Job: The records below must be copied in full; omit the images.

Task material:
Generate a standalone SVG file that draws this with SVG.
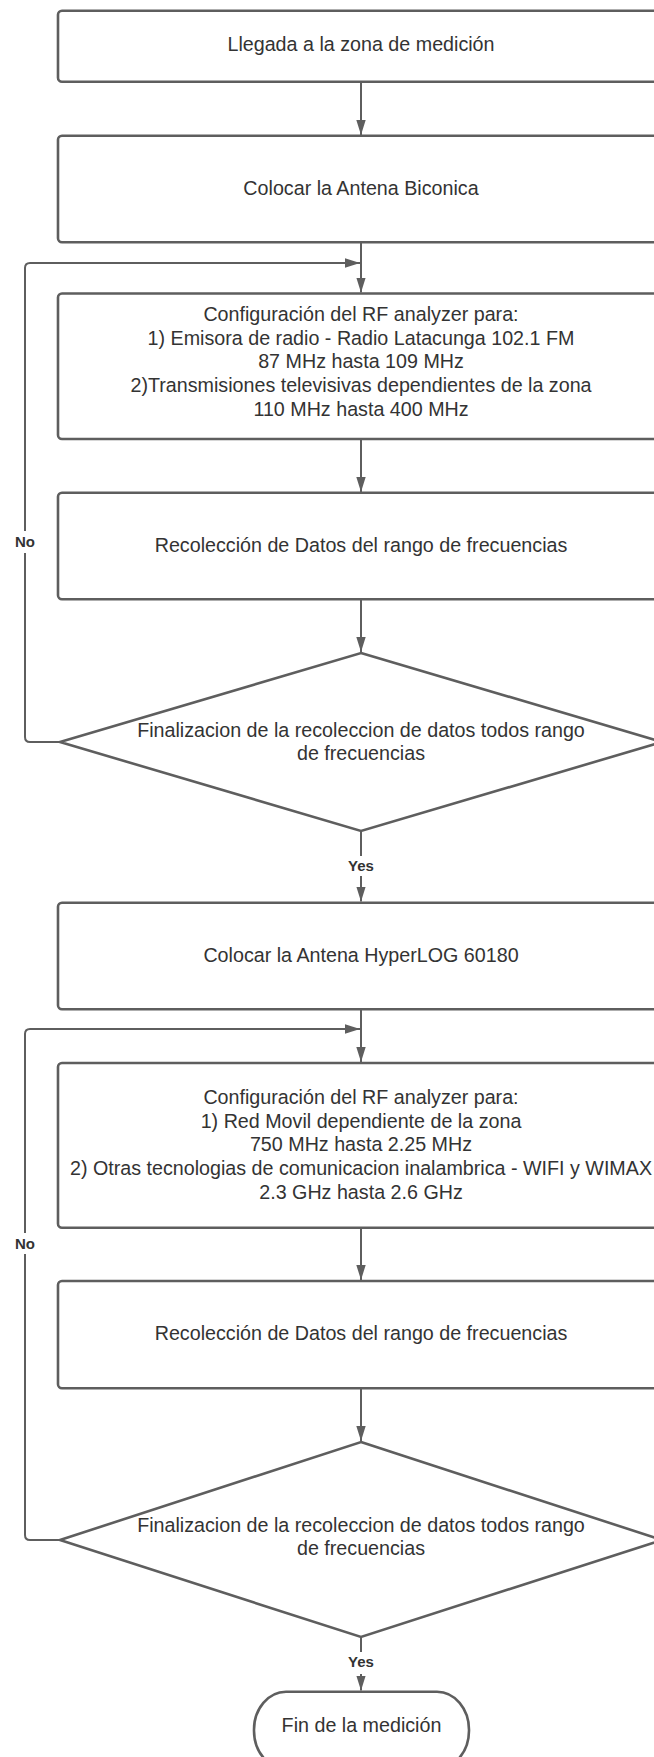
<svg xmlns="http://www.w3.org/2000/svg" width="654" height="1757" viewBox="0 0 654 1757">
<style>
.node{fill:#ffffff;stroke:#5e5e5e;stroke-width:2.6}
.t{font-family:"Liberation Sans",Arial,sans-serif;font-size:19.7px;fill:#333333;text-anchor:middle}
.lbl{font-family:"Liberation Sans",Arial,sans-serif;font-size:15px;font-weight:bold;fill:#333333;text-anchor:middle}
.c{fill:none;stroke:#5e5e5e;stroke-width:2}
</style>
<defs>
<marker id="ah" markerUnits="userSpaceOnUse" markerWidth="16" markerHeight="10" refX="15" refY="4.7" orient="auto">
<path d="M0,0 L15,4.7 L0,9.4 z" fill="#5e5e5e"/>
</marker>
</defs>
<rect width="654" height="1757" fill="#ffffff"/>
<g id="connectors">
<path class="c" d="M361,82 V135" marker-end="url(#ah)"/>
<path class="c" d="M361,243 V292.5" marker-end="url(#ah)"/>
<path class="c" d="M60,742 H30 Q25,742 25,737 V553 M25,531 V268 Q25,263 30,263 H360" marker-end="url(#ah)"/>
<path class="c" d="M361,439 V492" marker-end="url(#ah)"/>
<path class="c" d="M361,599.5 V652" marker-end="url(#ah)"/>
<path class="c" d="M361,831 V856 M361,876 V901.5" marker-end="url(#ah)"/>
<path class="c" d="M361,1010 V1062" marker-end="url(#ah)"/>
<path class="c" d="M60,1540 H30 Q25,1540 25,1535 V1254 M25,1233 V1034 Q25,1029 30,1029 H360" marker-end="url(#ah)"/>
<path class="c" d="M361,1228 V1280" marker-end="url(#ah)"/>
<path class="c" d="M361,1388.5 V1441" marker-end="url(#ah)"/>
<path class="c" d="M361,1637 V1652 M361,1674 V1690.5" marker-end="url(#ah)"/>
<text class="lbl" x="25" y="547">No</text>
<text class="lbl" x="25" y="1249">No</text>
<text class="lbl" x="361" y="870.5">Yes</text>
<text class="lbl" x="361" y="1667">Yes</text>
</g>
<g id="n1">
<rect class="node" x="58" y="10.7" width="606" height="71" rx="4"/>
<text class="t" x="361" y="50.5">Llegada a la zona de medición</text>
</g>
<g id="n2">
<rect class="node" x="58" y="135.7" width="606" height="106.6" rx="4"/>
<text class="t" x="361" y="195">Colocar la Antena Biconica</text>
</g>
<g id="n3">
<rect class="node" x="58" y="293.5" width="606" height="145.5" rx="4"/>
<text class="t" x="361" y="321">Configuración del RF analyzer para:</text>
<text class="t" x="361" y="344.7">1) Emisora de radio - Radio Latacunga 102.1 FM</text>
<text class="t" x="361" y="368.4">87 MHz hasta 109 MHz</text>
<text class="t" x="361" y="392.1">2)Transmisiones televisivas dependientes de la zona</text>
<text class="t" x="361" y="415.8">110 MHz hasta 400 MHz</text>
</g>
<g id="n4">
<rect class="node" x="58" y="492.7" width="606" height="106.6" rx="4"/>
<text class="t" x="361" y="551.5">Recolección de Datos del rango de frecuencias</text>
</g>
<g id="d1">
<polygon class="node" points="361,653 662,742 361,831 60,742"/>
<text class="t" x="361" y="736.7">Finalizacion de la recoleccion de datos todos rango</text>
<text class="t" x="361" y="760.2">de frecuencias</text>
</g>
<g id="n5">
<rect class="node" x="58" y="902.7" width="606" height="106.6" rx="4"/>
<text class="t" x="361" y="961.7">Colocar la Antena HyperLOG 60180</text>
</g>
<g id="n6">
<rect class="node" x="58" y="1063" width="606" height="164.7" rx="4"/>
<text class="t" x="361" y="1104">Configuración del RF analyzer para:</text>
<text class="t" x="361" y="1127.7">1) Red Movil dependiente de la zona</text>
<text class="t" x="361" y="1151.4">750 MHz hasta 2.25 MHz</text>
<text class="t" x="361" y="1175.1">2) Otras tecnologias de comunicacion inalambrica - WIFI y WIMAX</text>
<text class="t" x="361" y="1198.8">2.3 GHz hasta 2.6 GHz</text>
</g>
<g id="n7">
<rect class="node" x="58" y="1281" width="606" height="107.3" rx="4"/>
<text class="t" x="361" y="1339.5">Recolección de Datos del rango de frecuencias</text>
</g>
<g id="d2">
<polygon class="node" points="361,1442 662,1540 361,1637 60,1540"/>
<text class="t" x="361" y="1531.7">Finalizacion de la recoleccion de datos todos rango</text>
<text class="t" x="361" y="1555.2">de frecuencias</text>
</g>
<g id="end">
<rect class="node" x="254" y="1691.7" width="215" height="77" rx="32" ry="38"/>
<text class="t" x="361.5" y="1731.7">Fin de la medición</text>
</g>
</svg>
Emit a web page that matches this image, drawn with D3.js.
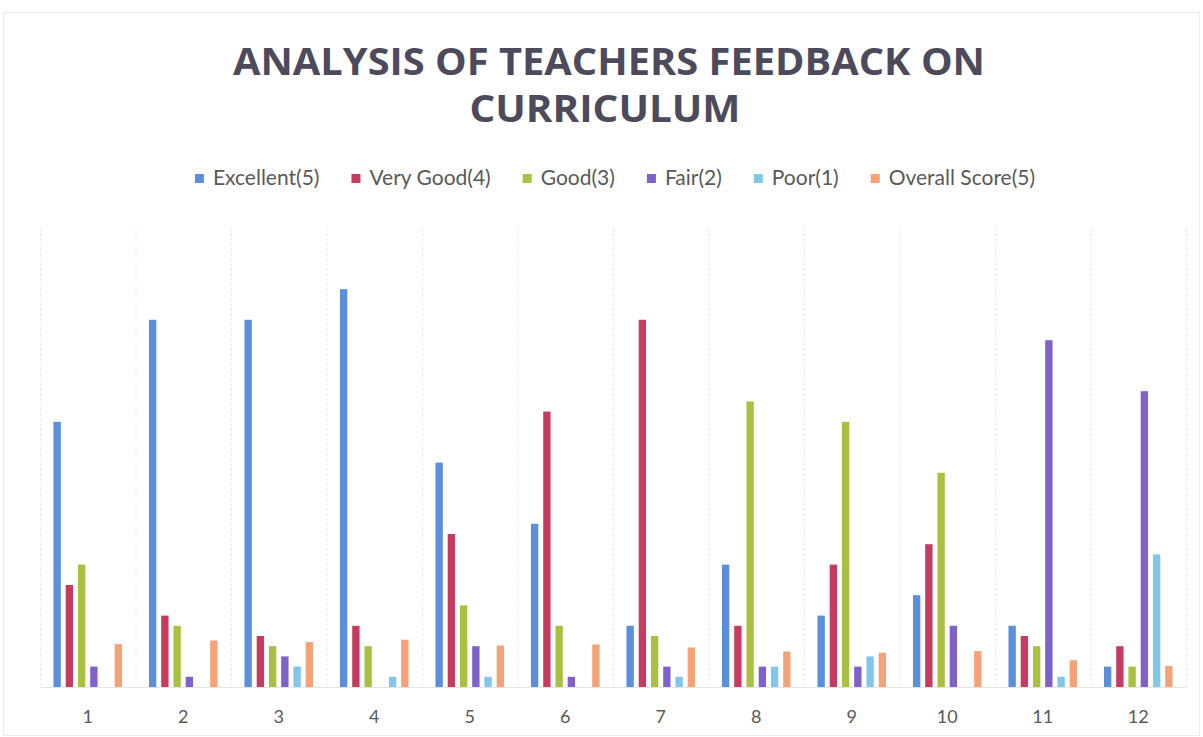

Task output:
Generate a standalone SVG file that draws this with SVG.
<svg xmlns="http://www.w3.org/2000/svg" width="654" height="1757" viewBox="0 0 654 1757">
<style>
.node{fill:#ffffff;stroke:#5e5e5e;stroke-width:2.6}
.t{font-family:"Liberation Sans",Arial,sans-serif;font-size:19.7px;fill:#333333;text-anchor:middle}
.lbl{font-family:"Liberation Sans",Arial,sans-serif;font-size:15px;font-weight:bold;fill:#333333;text-anchor:middle}
.c{fill:none;stroke:#5e5e5e;stroke-width:2}
</style>
<defs>
<marker id="ah" markerUnits="userSpaceOnUse" markerWidth="16" markerHeight="10" refX="15" refY="4.7" orient="auto">
<path d="M0,0 L15,4.7 L0,9.4 z" fill="#5e5e5e"/>
</marker>
</defs>
<rect width="654" height="1757" fill="#ffffff"/>
<g id="connectors">
<path class="c" d="M361,82 V135" marker-end="url(#ah)"/>
<path class="c" d="M361,243 V292.5" marker-end="url(#ah)"/>
<path class="c" d="M60,742 H30 Q25,742 25,737 V553 M25,531 V268 Q25,263 30,263 H360" marker-end="url(#ah)"/>
<path class="c" d="M361,439 V492" marker-end="url(#ah)"/>
<path class="c" d="M361,599.5 V652" marker-end="url(#ah)"/>
<path class="c" d="M361,831 V856 M361,876 V901.5" marker-end="url(#ah)"/>
<path class="c" d="M361,1010 V1062" marker-end="url(#ah)"/>
<path class="c" d="M60,1540 H30 Q25,1540 25,1535 V1254 M25,1233 V1034 Q25,1029 30,1029 H360" marker-end="url(#ah)"/>
<path class="c" d="M361,1228 V1280" marker-end="url(#ah)"/>
<path class="c" d="M361,1388.5 V1441" marker-end="url(#ah)"/>
<path class="c" d="M361,1637 V1652 M361,1674 V1690.5" marker-end="url(#ah)"/>
<text class="lbl" x="25" y="547">No</text>
<text class="lbl" x="25" y="1249">No</text>
<text class="lbl" x="361" y="870.5">Yes</text>
<text class="lbl" x="361" y="1667">Yes</text>
</g>
<g id="n1">
<rect class="node" x="58" y="10.7" width="606" height="71" rx="4"/>
<text class="t" x="361" y="50.5">Llegada a la zona de medición</text>
</g>
<g id="n2">
<rect class="node" x="58" y="135.7" width="606" height="106.6" rx="4"/>
<text class="t" x="361" y="195">Colocar la Antena Biconica</text>
</g>
<g id="n3">
<rect class="node" x="58" y="293.5" width="606" height="145.5" rx="4"/>
<text class="t" x="361" y="321">Configuración del RF analyzer para:</text>
<text class="t" x="361" y="344.7">1) Emisora de radio - Radio Latacunga 102.1 FM</text>
<text class="t" x="361" y="368.4">87 MHz hasta 109 MHz</text>
<text class="t" x="361" y="392.1">2)Transmisiones televisivas dependientes de la zona</text>
<text class="t" x="361" y="415.8">110 MHz hasta 400 MHz</text>
</g>
<g id="n4">
<rect class="node" x="58" y="492.7" width="606" height="106.6" rx="4"/>
<text class="t" x="361" y="551.5">Recolección de Datos del rango de frecuencias</text>
</g>
<g id="d1">
<polygon class="node" points="361,653 662,742 361,831 60,742"/>
<text class="t" x="361" y="736.7">Finalizacion de la recoleccion de datos todos rango</text>
<text class="t" x="361" y="760.2">de frecuencias</text>
</g>
<g id="n5">
<rect class="node" x="58" y="902.7" width="606" height="106.6" rx="4"/>
<text class="t" x="361" y="961.7">Colocar la Antena HyperLOG 60180</text>
</g>
<g id="n6">
<rect class="node" x="58" y="1063" width="606" height="164.7" rx="4"/>
<text class="t" x="361" y="1104">Configuración del RF analyzer para:</text>
<text class="t" x="361" y="1127.7">1) Red Movil dependiente de la zona</text>
<text class="t" x="361" y="1151.4">750 MHz hasta 2.25 MHz</text>
<text class="t" x="361" y="1175.1">2) Otras tecnologias de comunicacion inalambrica - WIFI y WIMAX</text>
<text class="t" x="361" y="1198.8">2.3 GHz hasta 2.6 GHz</text>
</g>
<g id="n7">
<rect class="node" x="58" y="1281" width="606" height="107.3" rx="4"/>
<text class="t" x="361" y="1339.5">Recolección de Datos del rango de frecuencias</text>
</g>
<g id="d2">
<polygon class="node" points="361,1442 662,1540 361,1637 60,1540"/>
<text class="t" x="361" y="1531.7">Finalizacion de la recoleccion de datos todos rango</text>
<text class="t" x="361" y="1555.2">de frecuencias</text>
</g>
<g id="end">
<rect class="node" x="254" y="1691.7" width="215" height="77" rx="32" ry="38"/>
<text class="t" x="361.5" y="1731.7">Fin de la medición</text>
</g>
</svg>
Emit a web page that matches this image, drawn with D3.js.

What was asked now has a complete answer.